The boring technology thesis
Boring technology, meaning well-established, widely-used, extensively-documented tools, has a massive advantage: it lets you focus on your product instead of fighting your infrastructure. React, PostgreSQL, Node.js, Python. These are boring. They are also reliable, well-understood, and have massive ecosystems.
Every novel technology in your stack is a place where you will spend time debugging documentation gaps, finding workarounds for missing features, and explaining to future developers how things work.
The decision framework
For each technology choice, ask three questions. First: can we hire for this? If you are building a team, the pool of developers who know React is 50 times larger than the pool who know Svelte. Second: will this technology still be supported in 3 years? Third: does our team already know it?

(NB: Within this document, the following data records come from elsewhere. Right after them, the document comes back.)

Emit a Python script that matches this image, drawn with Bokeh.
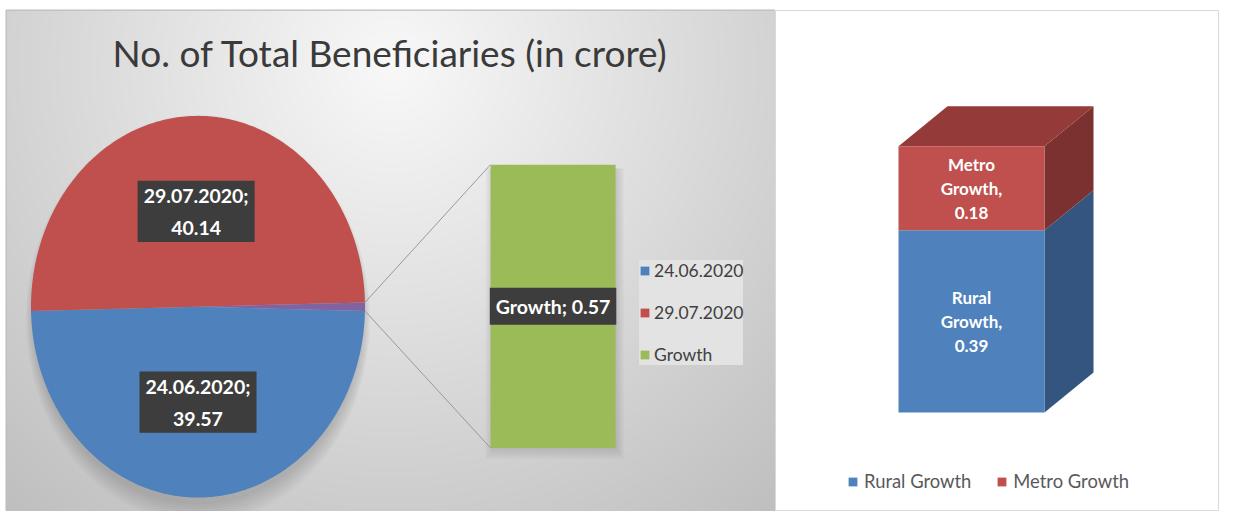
import numpy as np
from bokeh.plotting import figure
from bokeh.models import Label, Legend, LegendItem, Range1d, ColumnDataSource
from bokeh.layouts import row
from bokeh.embed import file_html
from bokeh.resources import INLINE

# ---------------- data ----------------
title_text = "No. of Total Beneficiaries (in crore)"
pie_labels = ["24.06.2020", "29.07.2020"]
pie_values = [39.57, 40.14]
growth_label = "Growth"
growth_value = 0.57
stack_labels = ["Rural Growth", "Metro Growth"]
stack_values = [0.39, 0.18]

# ---------------- styles ----------------
BLUE, RED, GREEN, PURPLE = "#4F81BD", "#C0504D", "#9BBB59", "#8064A2"
pie_colors = [BLUE, RED]
stack_colors = [BLUE, RED]
side_colors = ["#33557F", "#7B3130"]
top_color = "#943B39"
FONT = "Lato"

# left figure: frame from (6,7) to (775,511)
LW, LH = 775, 511
LB_LEFT, LB_TOP = 6, 7
FW, FH = LW - LB_LEFT, LH - LB_TOP
# pie geometry in frame pixels
CX, CY = 191.5, 298.0
RX, RY = 167.0, 192.0

p = figure(width=LW, height=LH,
           x_range=Range1d(-CX / RX, (FW - CX) / RX),
           y_range=Range1d(-(FH - CY) / RY, CY / RY),
           output_backend="svg", toolbar_location=None,
           min_border=0, min_border_left=LB_LEFT, min_border_top=LB_TOP,
           x_axis_location=None, y_axis_location=None)
p.grid.visible = False
p.outline_line_color = "#bdbdbd"
p.outline_line_width = 2
p.border_fill_color = "white"

# background gradient
x0, x1 = p.x_range.start, p.x_range.end
y0, y1 = p.y_range.start, p.y_range.end
jj, ii = np.mgrid[0:FH, 0:FW]
ftop = FH - 1 - jj
d = np.sqrt(((ii - 386) / 560.0) ** 2 + ((ftop - 55) / 560.0) ** 2)
v = np.clip(0.975 - 0.215 * d, 0, 1)
g = (v * 255).astype(np.uint8)
img = np.empty((FH, FW), dtype=np.uint32)
view = img.view(dtype=np.uint8).reshape((FH, FW, 4))
view[:, :, 0] = g
view[:, :, 1] = g
view[:, :, 2] = g
view[:, :, 3] = 255
p.image_rgba(image=[img], x=x0, y=y0, dw=x1 - x0, dh=y1 - y0)

# soft shadow behind the pie (mostly below)
for k in range(8):
    p.ellipse(x=[0.0], y=[-0.035 - 0.004 * k], width=1.98 + 0.012 * k, height=2.0 + 0.02 * k,
              fill_color="black", fill_alpha=0.02, line_color=None)

# pie slices
total = sum(pie_values) + growth_value
g_ang = 2 * np.pi * growth_value / total
xs, ys, mids = [], [], []
edge = -g_ang / 2
for val in pie_values:
    a0 = edge
    a1 = edge - 2 * np.pi * val / total
    t = np.linspace(a0, a1, 200)
    xs.append([0.0] + list(np.cos(t)))
    ys.append([0.0] + list(np.sin(t)))
    mids.append((a0 + a1) / 2)
    edge = a1
pie_src = ColumnDataSource(dict(xs=xs, ys=ys, color=pie_colors, label=pie_labels))
pie_r = p.patches("xs", "ys", source=pie_src, fill_color="color", line_color=None)

t = np.linspace(-g_ang / 2, g_ang / 2, 20)
p.patch([0.0] + list(np.cos(t)), [0.0] + list(np.sin(t)), fill_color=PURPLE, line_color=None)

# bar of pie
BAR_X, BAR_W = 2.126, 0.749
BAR_BOTTOM, BAR_SCALE = -0.740, 2.604
bar_top = BAR_BOTTOM + growth_value * BAR_SCALE
for k in range(5):
    p.vbar(x=[BAR_X + 0.01], width=BAR_W + 0.02 * k, bottom=[BAR_BOTTOM - 0.01 - 0.012 * k],
           top=[bar_top - 0.02], fill_color="black", fill_alpha=0.025, line_color=None)
bar_src = ColumnDataSource(dict(x=[BAR_X], bottom=[BAR_BOTTOM], top=[bar_top]))
bar_r = p.vbar(x="x", width=BAR_W, bottom="bottom", top="top", source=bar_src,
               fill_color=GREEN, line_color=None)

# connector lines
bl = BAR_X - BAR_W / 2
p.segment(x0=[np.cos(g_ang / 2), np.cos(-g_ang / 2)],
          y0=[np.sin(g_ang / 2), np.sin(-g_ang / 2)],
          x1=[bl, bl], y1=[bar_top, BAR_BOTTOM],
          line_color="#999999", line_width=1)

# title
p.add_layout(Label(x=384, y=LH - 52, x_units="screen", y_units="screen",
                   text=title_text, text_font=FONT, text_font_size="37px",
                   text_color="#3a3a3a", text_align="center", text_baseline="middle"))

# data labels
def dlabel(fig, x, y, text, pad, lh):
    fig.add_layout(Label(x=x, y=y, text=text, text_font=FONT, text_font_style="bold",
                         text_font_size="19.5px", text_color="white",
                         text_align="center", text_baseline="middle",
                         background_fill_color="#3d3d3d", background_fill_alpha=1.0,
                         padding=pad, text_line_height=lh))

for lab, val, m in zip(pie_labels, pie_values, mids):
    dlabel(p, 0.5 * np.cos(m), 0.5 * np.sin(m), f"{lab};\n{val:.2f}", (6, 3), 1.4)
dlabel(p, BAR_X, BAR_BOTTOM + growth_value * BAR_SCALE / 2,
       f"{growth_label}; {growth_value:.2f}", (6, 7), 1.2)

leg = Legend(items=[LegendItem(label=pie_labels[0], renderers=[pie_r], index=0),
                    LegendItem(label=pie_labels[1], renderers=[pie_r], index=1),
                    LegendItem(label=growth_label, renderers=[bar_r])],
             location=(633, 146), orientation="vertical",
             glyph_width=11, glyph_height=11, label_height=20, spacing=21,
             label_standoff=4, padding=10, margin=0,
             label_text_font=FONT, label_text_font_size="17.5px", label_text_color="#404040",
             background_fill_color="#e3e3e3", background_fill_alpha=1.0,
             border_line_color=None)
p.add_layout(leg, "center")

# ---------------- right panel: 3D stacked bar ----------------
RW, RH = 1219 - LW, 511
RB_TOP = 10
RFH = RH - RB_TOP
BCX = 196.0
UX, UY = 146.0, 467.0
BY0 = 402.0
q = figure(width=RW, height=RH,
           x_range=Range1d(-BCX / UX, (RW - BCX) / UX),
           y_range=Range1d(-(RFH - BY0) / UY, BY0 / UY),
           output_backend="svg", toolbar_location=None,
           min_border=0, min_border_top=RB_TOP,
           x_axis_location=None, y_axis_location=None)
q.grid.visible = False
q.outline_line_color = "#d9d9d9"
q.background_fill_color = "white"
q.border_fill_color = "white"

DX, DY = 49 / UX, 40 / UY
bottoms = list(np.cumsum([0] + stack_values[:-1]))
tops = list(np.cumsum(stack_values))
st_src = ColumnDataSource(dict(x=[0.0] * len(stack_values), bottom=bottoms, top=tops,
                               color=stack_colors, label=stack_labels))
sxs, sys_ = [], []
for b, tp in zip(bottoms, tops):
    sxs.append([0.5, 0.5 + DX, 0.5 + DX, 0.5])
    sys_.append([b, b + DY, tp + DY, tp])
q.patches(sxs, sys_, fill_color=side_colors, line_color=None)
T = tops[-1]
q.patch([-0.5, 0.5, 0.5 + DX, -0.5 + DX], [T, T, T + DY, T + DY], fill_color=top_color, line_color=None)
st_r = q.vbar(x="x", width=1.0, bottom="bottom", top="top", source=st_src,
              fill_color="color", line_color=None)

for lab, b, tp, val in zip(stack_labels, bottoms, tops, stack_values):
    w = lab.split(" ")
    q.add_layout(Label(x=0, y=(b + tp) / 2, text=f"{w[0]}\n{w[1]},\n{val:.2f}",
                       text_font=FONT, text_font_style="bold", text_font_size="17px",
                       text_color="white", text_align="center", text_baseline="middle",
                       text_line_height=1.15))

leg2 = Legend(items=[LegendItem(label=stack_labels[i], renderers=[st_r], index=i)
                     for i in range(len(stack_labels))],
              location=(72, 19), orientation="horizontal",
              glyph_width=11, glyph_height=11, label_height=20, spacing=25,
              label_standoff=6, padding=0, margin=0,
              label_text_font=FONT, label_text_font_size="18.4px", label_text_color="#595959",
              background_fill_alpha=0.0, border_line_color=None)
q.add_layout(leg2, "center")

layout = row(p, q, spacing=0)
open("out.html", "w").write(file_html(layout, INLINE))
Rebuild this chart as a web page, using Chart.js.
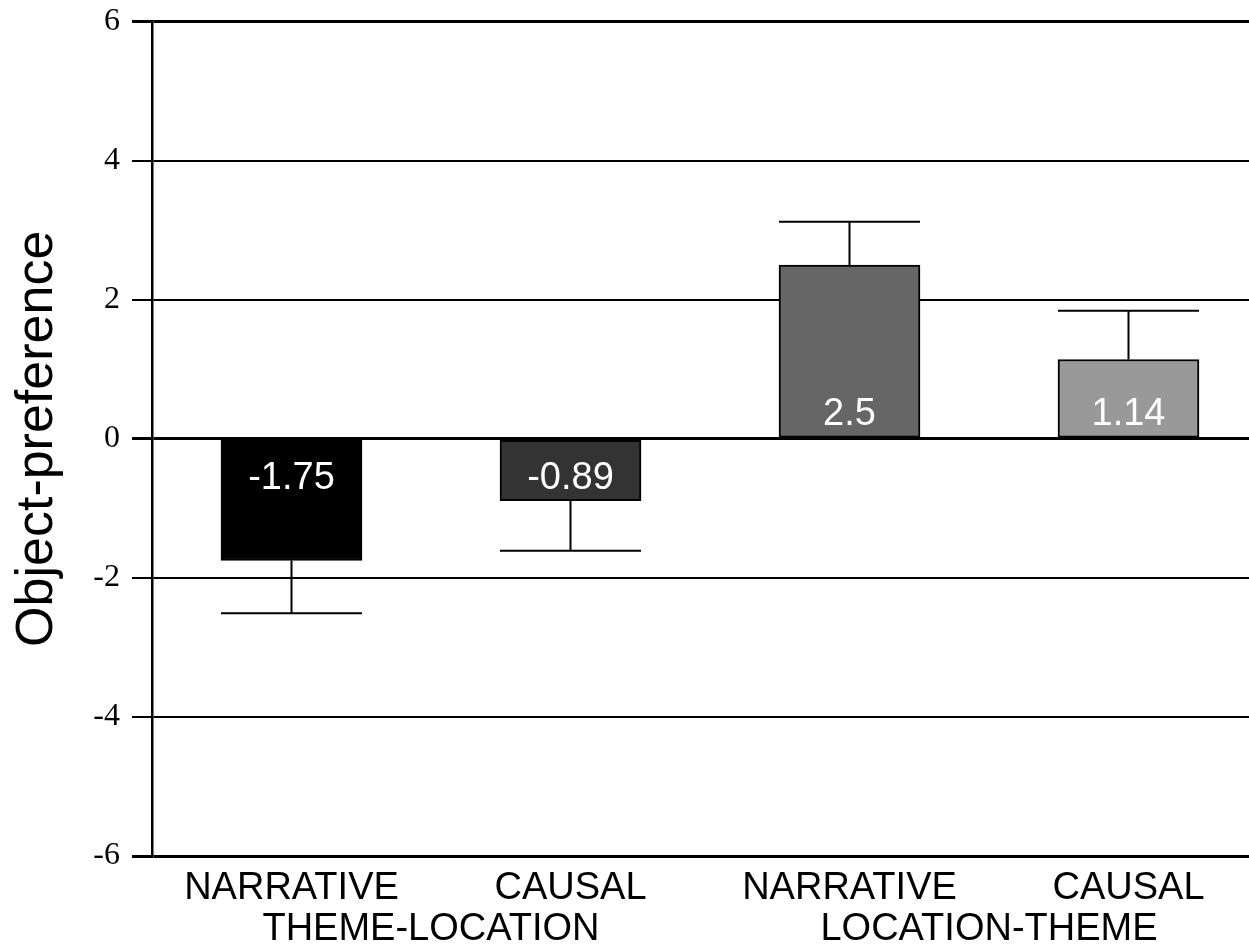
<!DOCTYPE html>
<html>
<head>
<meta charset="utf-8">
<script src="https://cdn.jsdelivr.net/npm/chart.js@4.4.0/dist/chart.umd.min.js"></script>
<style>
  body { margin: 0; overflow: hidden; background: #fff; }
  #wrap { width: 1268px; height: 945px; }
</style>
</head>
<body>
<div id="wrap"><canvas id="chart"></canvas></div>
<script>
// values
const conditions = ['NARRATIVE', 'CAUSAL', 'NARRATIVE', 'CAUSAL'];
const groups = ['THEME-LOCATION', 'LOCATION-THEME'];
const means = [-1.75, -0.89, 2.5, 1.14];
const errors = [0.76, 0.72, 0.62, 0.70];
const barColors = ['#000000', '#333333', '#666666', '#999999'];

const SANS = '"Liberation Sans", Arial, Helvetica, sans-serif';
const SERIF = '"Liberation Serif", "Times New Roman", serif';

// error bars: a stem away from zero and a cap the width of the bar
const errorBars = {
    id: 'errorBars',
    afterDatasetsDraw(chart) {
        const ctx = chart.ctx;
        const y = chart.scales.y;
        const bars = chart.getDatasetMeta(0).data;
        ctx.save();
        ctx.strokeStyle = '#000';
        ctx.lineWidth = 2;
        bars.forEach((bar, i) => {
            const v = means[i];
            const end = v < 0 ? v - errors[i] : v + errors[i];
            const y0 = y.getPixelForValue(v);
            const y1 = y.getPixelForValue(end);
            ctx.beginPath();
            ctx.moveTo(bar.x, y0);
            ctx.lineTo(bar.x, y1);
            ctx.moveTo(bar.x - bar.width / 2, y1);
            ctx.lineTo(bar.x + bar.width / 2, y1);
            ctx.stroke();
        });
        ctx.restore();
    }
};

// white value labels just inside each bar, next to the zero line
const valueLabels = {
    id: 'valueLabels',
    afterDatasetsDraw(chart) {
        const ctx = chart.ctx;
        const zero = chart.scales.y.getPixelForValue(0);
        const bars = chart.getDatasetMeta(0).data;
        ctx.save();
        ctx.fillStyle = '#fff';
        ctx.font = '38px ' + SANS;
        ctx.textAlign = 'center';
        ctx.textBaseline = 'alphabetic';
        bars.forEach((bar, i) => {
            const yy = means[i] < 0 ? zero + 50 : zero - 14;
            ctx.fillText(String(means[i]), bar.x, yy);
        });
        ctx.restore();
    }
};

// second row of x labels, centred under each pair of bars
const groupLabels = {
    id: 'groupLabels',
    afterDraw(chart) {
        const ctx = chart.ctx;
        const x = chart.scales.x;
        ctx.save();
        ctx.fillStyle = '#000';
        ctx.font = '38px ' + SANS;
        ctx.textAlign = 'center';
        ctx.textBaseline = 'alphabetic';
        groups.forEach((g, i) => {
            const cx = (x.getPixelForValue(i * 2) + x.getPixelForValue(i * 2 + 1)) / 2;
            ctx.fillText(g, cx, 940);
        });
        ctx.restore();
    }
};

new Chart(document.getElementById('chart'), {
    type: 'bar',
    data: {
        labels: conditions,
        datasets: [{
            data: means,
            backgroundColor: barColors,
            borderColor: '#000',
            borderWidth: 2,
            borderSkipped: false,
            barThickness: 141
        }]
    },
    options: {
        responsive: true,
        maintainAspectRatio: false,
        animation: false,
        layout: { padding: { top: 20, right: 0, left: 0, bottom: 0 } },
        plugins: {
            legend: { display: false },
            tooltip: { enabled: false }
        },
        scales: {
            x: {
                offset: true,
                grid: { display: false, drawTicks: false },
                border: { display: false },
                ticks: {
                    color: '#000',
                    font: { family: SANS, size: 38 },
                    padding: 10,
                    maxRotation: 0,
                    autoSkip: false
                },
                afterFit(scale) { scale.height = 89; }
            },
            y: {
                min: -6,
                max: 6,
                ticks: {
                    stepSize: 2,
                    color: '#000',
                    font: { family: SERIF, size: 32, lineHeight: 0.6 },
                    padding: 12
                },
                grid: {
                    color: '#000',
                    lineWidth: c => [-6, 0, 6].includes(c.tick.value) ? 3 : 2,
                    tickLength: 20
                },
                border: { color: '#000', width: 2.5 },
                title: {
                    display: true,
                    text: 'Object-preference',
                    color: '#000',
                    font: { family: SANS, size: 52 },
                    padding: { top: 6, bottom: 0 }
                },
                afterFit(scale) { scale.width = 152; }
            }
        }
    },
    plugins: [errorBars, valueLabels, groupLabels]
});
</script>
</body>
</html>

If the answer to all three is yes, use it. If the answer to any is no, you need a very compelling reason to proceed.
When to use something new
There are legitimate reasons to choose newer technology. If your product has a genuine technical requirement that boring options cannot meet (real-time at massive scale, specific AI capabilities, hardware integration), then the newer option is justified.
The key is being honest about whether the requirement is real or aspirational. Building for 'future scale' with complex infrastructure when you have 100 users is a common trap.